[START]

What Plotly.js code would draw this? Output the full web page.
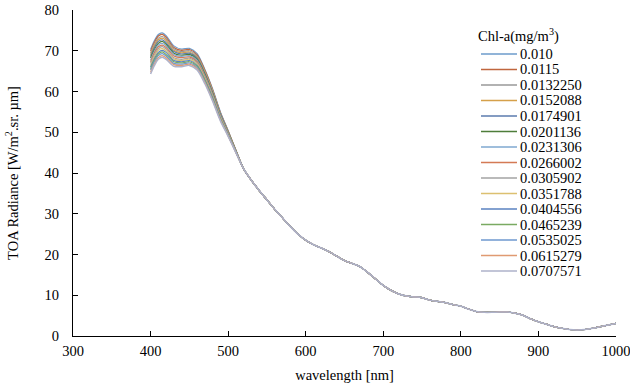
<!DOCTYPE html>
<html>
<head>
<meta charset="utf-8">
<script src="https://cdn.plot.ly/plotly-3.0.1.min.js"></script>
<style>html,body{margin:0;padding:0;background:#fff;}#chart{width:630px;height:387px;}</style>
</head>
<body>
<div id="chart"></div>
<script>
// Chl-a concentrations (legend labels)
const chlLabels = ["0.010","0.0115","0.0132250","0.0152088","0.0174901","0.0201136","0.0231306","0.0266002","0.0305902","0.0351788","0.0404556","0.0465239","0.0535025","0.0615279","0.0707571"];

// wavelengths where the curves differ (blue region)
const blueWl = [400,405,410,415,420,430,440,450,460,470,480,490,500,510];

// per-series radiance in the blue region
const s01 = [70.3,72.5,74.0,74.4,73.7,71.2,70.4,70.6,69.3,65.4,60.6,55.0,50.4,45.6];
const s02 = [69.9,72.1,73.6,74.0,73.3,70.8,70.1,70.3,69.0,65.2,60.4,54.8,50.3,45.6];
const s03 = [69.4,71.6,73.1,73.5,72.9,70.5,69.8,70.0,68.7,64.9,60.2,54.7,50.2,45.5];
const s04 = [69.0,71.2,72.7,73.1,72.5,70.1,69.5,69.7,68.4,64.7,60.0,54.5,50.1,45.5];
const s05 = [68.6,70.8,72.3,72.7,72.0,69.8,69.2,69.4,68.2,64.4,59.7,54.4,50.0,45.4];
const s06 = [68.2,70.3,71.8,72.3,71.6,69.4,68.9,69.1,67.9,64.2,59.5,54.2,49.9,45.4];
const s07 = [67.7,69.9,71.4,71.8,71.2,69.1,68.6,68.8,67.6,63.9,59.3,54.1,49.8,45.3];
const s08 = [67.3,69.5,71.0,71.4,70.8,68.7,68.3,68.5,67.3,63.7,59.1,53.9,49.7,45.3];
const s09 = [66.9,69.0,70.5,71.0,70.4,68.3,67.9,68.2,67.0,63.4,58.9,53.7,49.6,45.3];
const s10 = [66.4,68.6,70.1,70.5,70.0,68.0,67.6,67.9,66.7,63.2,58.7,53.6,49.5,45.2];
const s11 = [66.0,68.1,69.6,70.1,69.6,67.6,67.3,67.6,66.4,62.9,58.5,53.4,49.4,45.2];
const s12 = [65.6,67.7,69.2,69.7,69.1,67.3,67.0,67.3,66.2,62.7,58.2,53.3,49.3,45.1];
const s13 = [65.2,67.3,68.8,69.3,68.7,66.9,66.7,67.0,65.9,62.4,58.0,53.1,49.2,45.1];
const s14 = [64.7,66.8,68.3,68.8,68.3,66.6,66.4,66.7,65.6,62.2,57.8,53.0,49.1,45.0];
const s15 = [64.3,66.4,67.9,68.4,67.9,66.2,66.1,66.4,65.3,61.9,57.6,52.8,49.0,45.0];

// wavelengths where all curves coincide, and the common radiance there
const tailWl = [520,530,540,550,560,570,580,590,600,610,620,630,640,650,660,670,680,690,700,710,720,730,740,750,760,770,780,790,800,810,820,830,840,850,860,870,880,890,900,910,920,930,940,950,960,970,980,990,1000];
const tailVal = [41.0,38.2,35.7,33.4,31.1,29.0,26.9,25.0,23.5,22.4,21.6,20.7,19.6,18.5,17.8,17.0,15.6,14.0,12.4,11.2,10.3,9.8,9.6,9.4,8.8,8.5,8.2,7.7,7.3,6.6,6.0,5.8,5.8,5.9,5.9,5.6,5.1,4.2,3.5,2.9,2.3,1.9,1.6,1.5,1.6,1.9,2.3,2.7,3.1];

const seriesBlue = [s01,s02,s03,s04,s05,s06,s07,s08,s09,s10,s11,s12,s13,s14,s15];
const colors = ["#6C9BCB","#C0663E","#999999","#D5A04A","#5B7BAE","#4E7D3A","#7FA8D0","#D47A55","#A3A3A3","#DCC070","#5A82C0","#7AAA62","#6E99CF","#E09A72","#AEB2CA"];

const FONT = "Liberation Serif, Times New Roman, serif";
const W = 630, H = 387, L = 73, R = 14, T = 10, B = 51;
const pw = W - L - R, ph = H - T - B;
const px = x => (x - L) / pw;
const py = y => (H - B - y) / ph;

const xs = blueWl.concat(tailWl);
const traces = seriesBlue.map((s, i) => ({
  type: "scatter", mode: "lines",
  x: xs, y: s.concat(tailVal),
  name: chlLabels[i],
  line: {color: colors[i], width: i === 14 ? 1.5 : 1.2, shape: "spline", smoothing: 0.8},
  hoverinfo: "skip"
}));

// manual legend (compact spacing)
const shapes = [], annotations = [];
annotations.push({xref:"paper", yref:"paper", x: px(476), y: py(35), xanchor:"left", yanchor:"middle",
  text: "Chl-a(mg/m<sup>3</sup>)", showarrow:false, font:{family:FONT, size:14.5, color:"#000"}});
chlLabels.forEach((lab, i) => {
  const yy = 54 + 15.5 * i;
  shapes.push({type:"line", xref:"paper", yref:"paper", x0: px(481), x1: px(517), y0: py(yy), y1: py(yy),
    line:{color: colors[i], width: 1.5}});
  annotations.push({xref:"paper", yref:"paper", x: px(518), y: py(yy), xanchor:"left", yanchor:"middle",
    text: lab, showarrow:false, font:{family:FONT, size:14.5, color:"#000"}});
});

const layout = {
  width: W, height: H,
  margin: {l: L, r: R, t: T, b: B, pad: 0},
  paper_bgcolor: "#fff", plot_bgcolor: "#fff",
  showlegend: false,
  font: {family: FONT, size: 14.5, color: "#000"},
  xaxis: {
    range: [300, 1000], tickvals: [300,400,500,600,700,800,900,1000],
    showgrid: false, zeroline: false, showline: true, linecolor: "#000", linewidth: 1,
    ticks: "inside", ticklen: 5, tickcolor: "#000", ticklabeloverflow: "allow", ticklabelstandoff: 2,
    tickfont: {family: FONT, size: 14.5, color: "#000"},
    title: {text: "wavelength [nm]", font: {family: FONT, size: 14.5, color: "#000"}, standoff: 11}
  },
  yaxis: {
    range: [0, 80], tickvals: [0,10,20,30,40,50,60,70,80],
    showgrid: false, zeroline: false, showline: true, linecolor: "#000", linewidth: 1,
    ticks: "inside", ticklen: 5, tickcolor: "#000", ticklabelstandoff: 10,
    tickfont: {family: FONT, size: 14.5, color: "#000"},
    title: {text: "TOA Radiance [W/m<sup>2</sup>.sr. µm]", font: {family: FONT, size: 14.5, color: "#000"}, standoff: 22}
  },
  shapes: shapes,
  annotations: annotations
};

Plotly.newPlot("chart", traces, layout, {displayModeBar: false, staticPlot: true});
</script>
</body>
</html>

[END]
[START]

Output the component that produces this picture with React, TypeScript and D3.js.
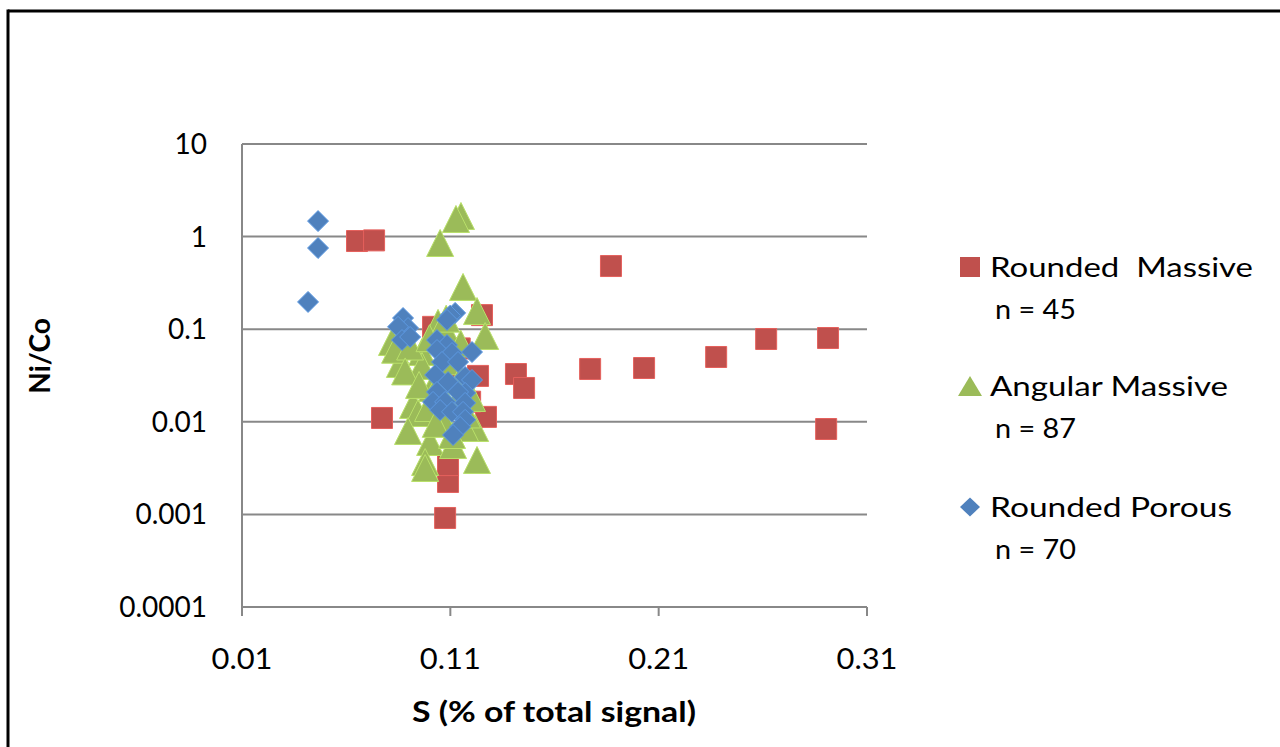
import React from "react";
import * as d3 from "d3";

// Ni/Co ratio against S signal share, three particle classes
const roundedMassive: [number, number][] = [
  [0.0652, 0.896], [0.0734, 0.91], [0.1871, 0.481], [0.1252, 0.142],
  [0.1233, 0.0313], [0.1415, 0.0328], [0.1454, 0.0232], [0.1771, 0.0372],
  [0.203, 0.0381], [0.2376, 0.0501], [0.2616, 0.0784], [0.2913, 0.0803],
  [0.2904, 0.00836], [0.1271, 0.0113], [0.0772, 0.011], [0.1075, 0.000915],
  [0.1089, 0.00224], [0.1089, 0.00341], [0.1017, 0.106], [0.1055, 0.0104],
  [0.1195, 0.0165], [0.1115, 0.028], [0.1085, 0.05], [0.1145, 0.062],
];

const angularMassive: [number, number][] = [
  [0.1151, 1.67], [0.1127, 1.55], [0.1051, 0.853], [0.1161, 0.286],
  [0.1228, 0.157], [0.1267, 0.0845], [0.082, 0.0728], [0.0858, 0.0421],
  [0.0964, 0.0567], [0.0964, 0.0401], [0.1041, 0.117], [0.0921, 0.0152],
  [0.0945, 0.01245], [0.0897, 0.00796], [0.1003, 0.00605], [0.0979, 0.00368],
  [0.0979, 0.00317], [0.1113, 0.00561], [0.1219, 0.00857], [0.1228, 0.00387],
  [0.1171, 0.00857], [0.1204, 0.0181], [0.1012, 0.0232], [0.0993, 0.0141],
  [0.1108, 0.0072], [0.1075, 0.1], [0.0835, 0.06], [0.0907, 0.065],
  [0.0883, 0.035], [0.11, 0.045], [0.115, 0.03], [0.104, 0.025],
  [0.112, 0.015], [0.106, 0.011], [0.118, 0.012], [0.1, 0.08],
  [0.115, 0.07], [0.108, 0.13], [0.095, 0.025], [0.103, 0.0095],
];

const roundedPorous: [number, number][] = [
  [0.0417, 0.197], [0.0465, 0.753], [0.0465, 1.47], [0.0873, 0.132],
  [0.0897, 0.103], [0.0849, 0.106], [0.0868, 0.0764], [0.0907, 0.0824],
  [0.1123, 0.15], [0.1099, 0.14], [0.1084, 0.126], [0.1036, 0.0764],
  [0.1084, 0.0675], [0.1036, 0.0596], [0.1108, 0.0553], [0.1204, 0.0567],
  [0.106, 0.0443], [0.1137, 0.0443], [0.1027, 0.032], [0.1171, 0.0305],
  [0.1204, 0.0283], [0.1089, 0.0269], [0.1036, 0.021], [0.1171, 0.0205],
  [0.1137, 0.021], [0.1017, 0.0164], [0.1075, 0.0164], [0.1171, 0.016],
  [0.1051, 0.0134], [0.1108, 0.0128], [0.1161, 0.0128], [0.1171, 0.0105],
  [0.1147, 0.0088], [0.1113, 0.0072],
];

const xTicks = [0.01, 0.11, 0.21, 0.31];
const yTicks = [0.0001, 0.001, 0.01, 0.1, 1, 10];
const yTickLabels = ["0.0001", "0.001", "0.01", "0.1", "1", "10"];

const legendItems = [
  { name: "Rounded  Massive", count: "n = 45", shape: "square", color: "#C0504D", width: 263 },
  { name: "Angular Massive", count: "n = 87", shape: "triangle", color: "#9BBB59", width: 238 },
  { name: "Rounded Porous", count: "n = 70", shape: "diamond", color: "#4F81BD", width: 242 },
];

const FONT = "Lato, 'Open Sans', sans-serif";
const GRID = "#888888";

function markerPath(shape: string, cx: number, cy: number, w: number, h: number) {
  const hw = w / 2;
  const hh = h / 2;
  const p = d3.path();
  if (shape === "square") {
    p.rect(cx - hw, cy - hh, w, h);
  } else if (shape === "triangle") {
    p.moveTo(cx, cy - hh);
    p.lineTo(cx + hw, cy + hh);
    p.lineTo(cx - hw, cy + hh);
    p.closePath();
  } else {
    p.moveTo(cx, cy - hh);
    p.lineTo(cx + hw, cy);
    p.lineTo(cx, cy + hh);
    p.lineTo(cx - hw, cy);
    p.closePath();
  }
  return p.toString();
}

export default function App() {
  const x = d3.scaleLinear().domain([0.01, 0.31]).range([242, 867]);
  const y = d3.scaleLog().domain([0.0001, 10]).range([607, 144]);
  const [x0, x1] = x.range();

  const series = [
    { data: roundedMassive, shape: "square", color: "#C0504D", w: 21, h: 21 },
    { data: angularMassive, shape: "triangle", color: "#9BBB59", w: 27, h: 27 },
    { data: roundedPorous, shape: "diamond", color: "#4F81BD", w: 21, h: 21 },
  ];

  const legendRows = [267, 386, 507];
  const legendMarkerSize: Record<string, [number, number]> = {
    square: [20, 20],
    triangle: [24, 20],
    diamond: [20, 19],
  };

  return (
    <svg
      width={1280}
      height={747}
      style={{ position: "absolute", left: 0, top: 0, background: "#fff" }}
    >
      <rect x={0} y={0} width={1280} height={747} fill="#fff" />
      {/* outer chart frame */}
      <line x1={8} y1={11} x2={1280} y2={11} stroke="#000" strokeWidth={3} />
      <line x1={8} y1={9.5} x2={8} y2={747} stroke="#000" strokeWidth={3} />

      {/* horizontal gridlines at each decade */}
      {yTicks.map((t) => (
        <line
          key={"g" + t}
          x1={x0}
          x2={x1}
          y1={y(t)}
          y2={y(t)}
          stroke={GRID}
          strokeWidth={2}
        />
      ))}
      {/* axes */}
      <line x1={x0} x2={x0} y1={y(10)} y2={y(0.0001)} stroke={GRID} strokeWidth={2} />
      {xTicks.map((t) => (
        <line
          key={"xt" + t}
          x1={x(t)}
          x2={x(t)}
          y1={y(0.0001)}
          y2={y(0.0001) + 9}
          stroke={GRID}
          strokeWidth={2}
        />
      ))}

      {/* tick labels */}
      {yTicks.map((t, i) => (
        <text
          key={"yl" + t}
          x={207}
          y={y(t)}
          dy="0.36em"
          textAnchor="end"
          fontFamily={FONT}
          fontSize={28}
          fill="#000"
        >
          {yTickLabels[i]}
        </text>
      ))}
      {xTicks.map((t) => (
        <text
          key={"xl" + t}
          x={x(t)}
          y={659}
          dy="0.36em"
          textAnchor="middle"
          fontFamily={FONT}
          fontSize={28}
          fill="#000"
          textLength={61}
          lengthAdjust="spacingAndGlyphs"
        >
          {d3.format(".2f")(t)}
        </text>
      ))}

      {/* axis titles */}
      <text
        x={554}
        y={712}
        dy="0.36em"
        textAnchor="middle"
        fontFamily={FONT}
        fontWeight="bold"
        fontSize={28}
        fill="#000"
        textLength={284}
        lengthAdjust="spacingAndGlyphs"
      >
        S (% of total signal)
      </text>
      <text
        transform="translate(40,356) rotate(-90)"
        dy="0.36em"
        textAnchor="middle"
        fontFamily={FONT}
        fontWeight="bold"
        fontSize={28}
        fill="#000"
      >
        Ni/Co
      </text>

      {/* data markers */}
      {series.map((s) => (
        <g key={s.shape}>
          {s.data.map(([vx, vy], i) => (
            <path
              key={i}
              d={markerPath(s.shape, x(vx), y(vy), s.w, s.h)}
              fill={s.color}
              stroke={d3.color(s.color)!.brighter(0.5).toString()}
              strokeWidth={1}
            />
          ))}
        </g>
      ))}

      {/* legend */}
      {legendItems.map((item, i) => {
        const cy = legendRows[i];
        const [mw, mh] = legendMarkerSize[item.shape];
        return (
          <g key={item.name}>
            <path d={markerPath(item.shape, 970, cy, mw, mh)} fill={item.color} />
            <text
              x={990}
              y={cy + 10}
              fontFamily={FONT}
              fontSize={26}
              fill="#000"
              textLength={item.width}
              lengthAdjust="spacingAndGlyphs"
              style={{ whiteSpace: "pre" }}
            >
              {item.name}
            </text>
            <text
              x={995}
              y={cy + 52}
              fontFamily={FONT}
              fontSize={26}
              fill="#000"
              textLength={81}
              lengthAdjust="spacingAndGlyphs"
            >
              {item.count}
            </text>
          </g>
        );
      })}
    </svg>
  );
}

[END]
[START]

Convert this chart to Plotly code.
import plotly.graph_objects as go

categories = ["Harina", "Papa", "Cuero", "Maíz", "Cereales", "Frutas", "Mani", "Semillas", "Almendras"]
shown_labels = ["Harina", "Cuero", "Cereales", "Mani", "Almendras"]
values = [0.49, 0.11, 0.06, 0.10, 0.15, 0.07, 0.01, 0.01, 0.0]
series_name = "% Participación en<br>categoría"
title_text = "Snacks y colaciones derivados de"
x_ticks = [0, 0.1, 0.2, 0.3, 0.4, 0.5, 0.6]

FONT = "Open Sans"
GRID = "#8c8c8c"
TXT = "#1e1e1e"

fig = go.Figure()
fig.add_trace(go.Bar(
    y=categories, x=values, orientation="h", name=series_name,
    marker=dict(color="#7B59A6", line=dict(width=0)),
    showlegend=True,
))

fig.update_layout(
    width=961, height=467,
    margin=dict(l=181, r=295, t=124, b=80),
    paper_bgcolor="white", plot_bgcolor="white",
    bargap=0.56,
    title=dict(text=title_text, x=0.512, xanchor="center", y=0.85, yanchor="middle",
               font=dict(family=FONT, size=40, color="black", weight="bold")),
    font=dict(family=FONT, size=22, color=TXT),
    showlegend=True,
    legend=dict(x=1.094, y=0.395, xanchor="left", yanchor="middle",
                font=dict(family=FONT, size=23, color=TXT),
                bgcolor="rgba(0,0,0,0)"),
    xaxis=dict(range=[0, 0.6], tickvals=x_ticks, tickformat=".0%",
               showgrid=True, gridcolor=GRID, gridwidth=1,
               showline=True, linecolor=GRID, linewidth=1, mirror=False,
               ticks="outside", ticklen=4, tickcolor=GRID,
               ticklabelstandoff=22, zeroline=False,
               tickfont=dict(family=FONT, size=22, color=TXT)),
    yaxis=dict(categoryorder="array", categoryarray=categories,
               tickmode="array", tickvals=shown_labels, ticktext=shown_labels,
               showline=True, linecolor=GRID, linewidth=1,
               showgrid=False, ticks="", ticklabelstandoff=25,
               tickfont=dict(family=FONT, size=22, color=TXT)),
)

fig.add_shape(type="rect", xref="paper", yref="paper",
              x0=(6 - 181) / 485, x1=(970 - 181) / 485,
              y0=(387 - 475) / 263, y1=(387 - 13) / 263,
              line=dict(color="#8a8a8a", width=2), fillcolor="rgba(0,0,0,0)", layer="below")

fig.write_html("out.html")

[END]

Search the lines for "Output". Copy each line that has it.

(Response to this task):
What Plotly.js code would draw this? Output the full web page.
Output the component that produces this picture with React, TypeScript and D3.js.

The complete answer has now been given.